Learn database sharding: concepts, techniques, and implementation.
Database sharding is a type of database partitioning that separates very large databases into smaller, faster, more easily managed parts called data shards. The word shard means a small piece of something bigger.
Sharding is also known as horizontal partitioning. Each shard contains a portion of the data, and all shards together contain all of the data.
Sharding is implemented to solve these problems:
Too much data on one machine: A single database server can only handle so much data.
Too many requests on one machine: A single database server can only handle so many requests.
High Latency: As data grows, query latency increases.
Sharding involves splitting a database into multiple, independent parts (shards) and distributing them across different servers or machines. Each shard contains a subset of the data, and all shards collectively hold the entire dataset.
A sharding key is a column in the database table that determines how the data is distributed across the shards. The sharding key is used by the sharding algorithm to determine which shard a particular row of data should be stored in.

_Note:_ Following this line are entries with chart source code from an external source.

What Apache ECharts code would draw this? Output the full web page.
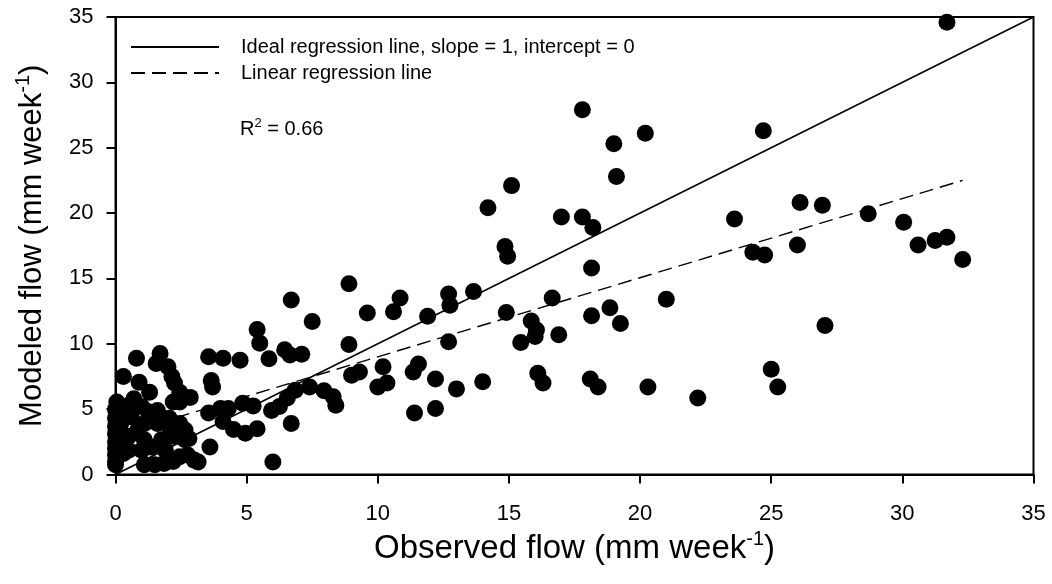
<!DOCTYPE html>
<html>
<head>
<meta charset="utf-8">
<script src="https://cdn.jsdelivr.net/npm/echarts@6/dist/echarts.min.js"></script>
<style>
html,body{margin:0;padding:0;background:#fff;}
#chart{width:1052px;height:584px;}
</style>
</head>
<body>
<div id="chart"></div>
<script>
// Observed flow (x) and modeled flow (y), mm week^-1
const observed = [
 31.7,24.7,17.8,19.0,20.2,19.1,15.1,14.2,17.0,17.8,18.2,14.85,14.95,18.15,23.6,26.1,26.95,28.7,30.05,24.3,
 24.75,26.0,30.6,31.25,31.7,32.3,27.05,25.0,25.25,22.2,
 12.7,12.75,13.65,11.9,14.9,16.65,21.0,18.15,18.85,19.25,15.85,16.05,16.0,16.9,15.45,12.7,12.2,13.0,14.0,16.1,
 16.3,18.1,18.4,20.3,12.2,11.4,6.7,8.9,7.5,9.6,10.85,10.6,6.45,6.65,7.1,8.9,9.0,9.3,10.2,10.0,
 10.35,11.35,11.55,7.4,7.95,8.3,8.4,6.85,6.55,6.25,5.95,6.7,6.0,
 5.4,5.5,3.55,4.1,4.75,5.85,3.65,3.7,3.55,4.0,4.3,4.1,4.85,5.25,4.5,4.95,5.4,3.6,3.15,
 0.8,1.7,1.55,2.0,2.15,2.25,0.3,0.9,1.3,2.45,2.85,2.2,2.45,0.05,0.5,0.7,1.0,0.1,0.6,1.25,
 1.6,1.1,1.6,2.05,2.45,2.65,2.25,2.65,2.8,0.5,0.85,1.1,0.5,1.0,1.35,1.75,1.9,1.1,1.5,1.85,
 2.2,2.45,2.75,3.0,1.95,2.1,0,0,0,0,0,0,0,0,0.1,0.1,0.05,0.2,0.2,0.3,0
];
const modeled = [
 34.6,26.3,27.9,25.3,26.1,22.8,22.1,20.4,19.7,19.7,18.9,17.45,16.7,15.8,19.55,20.8,20.6,19.95,19.3,17.0,
 16.8,17.55,17.55,17.9,18.15,16.45,11.4,8.05,6.7,5.85,
 13.8,12.95,14.0,12.1,12.4,13.5,13.4,12.15,12.75,11.55,11.75,11.05,10.55,10.7,10.1,10.15,7.3,6.55,7.1,7.75,
 7.0,7.3,6.7,6.7,5.05,4.7,13.35,14.6,11.7,12.35,13.5,12.45,9.55,9.15,9.2,9.95,7.6,7.85,8.25,6.7,
 7.0,7.85,8.45,6.7,6.4,5.95,5.3,6.45,5.85,5.2,4.9,3.9,0.95,
 11.1,10.05,9.0,8.9,8.75,8.85,7.2,6.7,4.7,5.05,5.05,4.05,5.45,5.25,3.45,3.15,3.5,2.1,0.95,
 8.9,9.25,8.5,8.25,7.5,7.0,7.5,7.05,6.3,6.3,5.9,5.55,5.55,5.55,5.3,5.8,5.2,4.4,4.4,4.8,
 4.9,3.9,3.9,4.3,3.9,3.4,2.9,2.65,2.75,2.9,3.4,2.65,1.85,1.85,2.1,2.65,1.85,0.75,0.75,0.85,
 1.0,1.35,1.5,1.1,4.15,3.4,5.0,4.3,3.7,3.1,2.5,2.0,1.5,1.0,3.4,2.3,1.3,3.9,2.7,1.6,0.75
];
// Reference lines (end points)
const idealX = [0, 35];
const idealY = [0, 35];
const regX = [0, 32.3];
const regY = [2.95, 22.5];
const xTicks = [0, 5, 10, 15, 20, 25, 30, 35];
const yTicks = [0, 5, 10, 15, 20, 25, 30, 35];
const legendNames = ['Ideal regression line, slope = 1, intercept = 0', 'Linear regression line'];
const r2Text = 'R{sup|2} = 0.66';
const xTitle = 'Observed flow (mm week{sup|-1})';
const yTitle = 'Modeled flow (mm week{sup|-1})';

const FONT = 'Liberation Sans, Arial, sans-serif';
const pts = observed.map((x, i) => [x, modeled[i]]);
const ideal = idealX.map((x, i) => [x, idealY[i]]);
const reg = regX.map((x, i) => [x, regY[i]]);

const mkTitleStyle = (fs) => ({fontFamily: FONT, fontSize: fs, color: '#000', lineHeight: 38,
  rich: {sup: {fontFamily: FONT, fontSize: 20, verticalAlign: 'top', lineHeight: 20, color: '#000'}}});

const chart = echarts.init(document.getElementById('chart'), null, {renderer: 'canvas'});
chart.setOption({
  animation: false,
  backgroundColor: '#fff',
  textStyle: {fontFamily: FONT},
  grid: {left: 115.5, right: 18.5, top: 17, bottom: 109.5, show: true, borderColor: '#000', borderWidth: 2, backgroundColor: 'transparent'},
  title: {
    text: r2Text, left: 240, top: 117, padding: 0,
    textStyle: {fontFamily: FONT, fontSize: 20, fontWeight: 'normal', color: '#000', lineHeight: 24,
      rich: {sup: {fontFamily: FONT, fontSize: 13, verticalAlign: 'top', lineHeight: 14, color: '#000'}}}
  },
  legend: {
    left: 130, top: 37, padding: 0, orient: 'vertical', itemWidth: 88, itemHeight: 14, itemGap: 6,
    data: legendNames,
    itemStyle: {opacity: 0},
    textStyle: {fontFamily: FONT, fontSize: 20, color: '#000', lineHeight: 20, padding: [0, 0, 0, 17]}
  },
  xAxis: {
    type: 'value', min: 0, max: 35, interval: 5,
    name: xTitle, nameLocation: 'middle', nameGap: 55,
    nameTextStyle: mkTitleStyle(33),
    axisLine: {show: true, lineStyle: {color: '#000', width: 2}},
    axisTick: {show: true, inside: false, length: 9, lineStyle: {color: '#000', width: 2}},
    axisLabel: {fontFamily: FONT, fontSize: 22, color: '#000', margin: 28, formatter: v => xTicks.includes(v) ? String(v) : ''},
    splitLine: {show: false}
  },
  yAxis: {
    type: 'value', min: 0, max: 35, interval: 5,
    name: yTitle, nameLocation: 'middle', nameGap: 64, nameRotate: 90,
    nameTextStyle: mkTitleStyle(31),
    axisLine: {show: true, lineStyle: {color: '#000', width: 2}},
    axisTick: {show: true, inside: false, length: 9, lineStyle: {color: '#000', width: 2}},
    axisLabel: {fontFamily: FONT, fontSize: 22, color: '#000', margin: 22, formatter: v => yTicks.includes(v) ? String(v) : ''},
    splitLine: {show: false}
  },
  series: [
    {name: legendNames[0], type: 'line', data: ideal, symbol: 'none', z: 2,
     lineStyle: {color: '#000', width: 1.6, type: 'solid'}, itemStyle: {color: '#000'}},
    {name: legendNames[1], type: 'line', data: reg, symbol: 'none', z: 2,
     lineStyle: {color: '#000', width: 1.4, type: [14, 7]}, itemStyle: {color: '#000'}},
    {name: 'Data', type: 'scatter', data: pts, symbol: 'circle', symbolSize: 17, z: 3,
     itemStyle: {color: '#000', opacity: 1}}
  ]
});
</script>
</body>
</html>
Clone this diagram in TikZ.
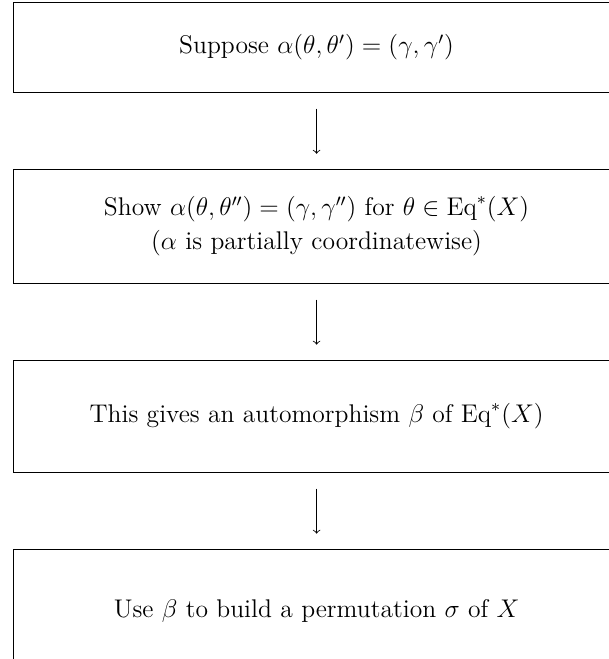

The sharding algorithm is the logic that determines which shard a particular row of data should be stored in. The sharding algorithm uses the sharding key to make this determination.
Here are some common sharding algorithms:
Range-based sharding: Data is divided into ranges based on the sharding key. For example, users with IDs from 1 to 1000 might be stored in shard 1, users with IDs from 1001 to 2000 in shard 2, and so on.
Hash-based sharding: A hash function is applied to the sharding key to determine the shard. For example, shard_id = hash(user_id) % num_shards
.
Directory-based sharding: A lookup table (or directory) is used to map sharding keys to shard locations.
Application-level sharding: The application is responsible for determining which shard to use for each query.
Middleware sharding: A middleware layer sits between the application and the database and handles the sharding logic.
Database-native sharding: The database system itself provides sharding capabilities.
Increased Complexity: Sharding adds complexity to the database infrastructure and application code.
Data Distribution: Choosing the right sharding key and algorithm is crucial for even data distribution and performance.
Joins and Transactions: Performing joins and transactions across shards can be challenging and may require distributed transaction management.
Resharding: Changing the sharding scheme after the database has been sharded can be a complex and time-consuming process.